How would you grade the media’s performance over the past year?

Tina Brown: I think we’ve seen a fantastic resurgence in journalism in the last year. I’m very excited by what journalists are doing right now. There’s a fantastic, relentless sort of rigor now about continuing to not be deflected by Trump’s aggressions and mendacity and simply to keep on keeping honest with the public and publishing what he is doing in a way that’s very exciting.

You liked to say as an editor, “If you don’t have a budget, get yourself a point of view.” Budgets are still shrinking. Do you worry about the future of journalism?

Tina Brown: I do worry very much about the business model. I think it’s high time that Facebook and Google created a vast philanthropy fund to fund journalism. They have stolen so much that it’s high time they gave some of it back.

Which has been worst for journalism: Google, Facebook, or Twitter?

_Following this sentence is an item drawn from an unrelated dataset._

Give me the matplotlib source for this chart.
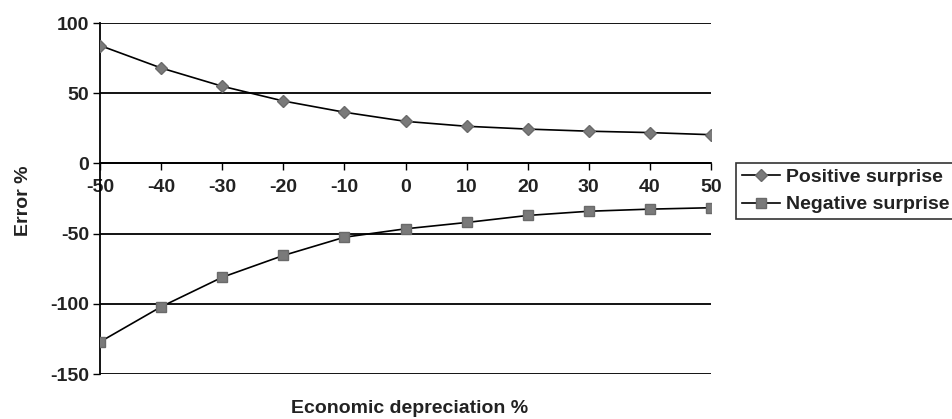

Tina Brown: I think Facebook probably because it’s world domination…I think journalists for years have had to be berated with this word, exposure—as if anyone can live off exposure. There should be revenue that comes back to journalism. It’s just not right in my view. And I think that the worm is turning in that actually.

In what way?

Tina Brown: I have a feeling that we’re going to see some kind of a push back that finally benefits. I think the world needs journalism, and I think that people are beginning to understand that, even though the press never seems to be in any poll to be in particular high regard. Maybe we’re coming to a time when writing words can be valued the same as writing code.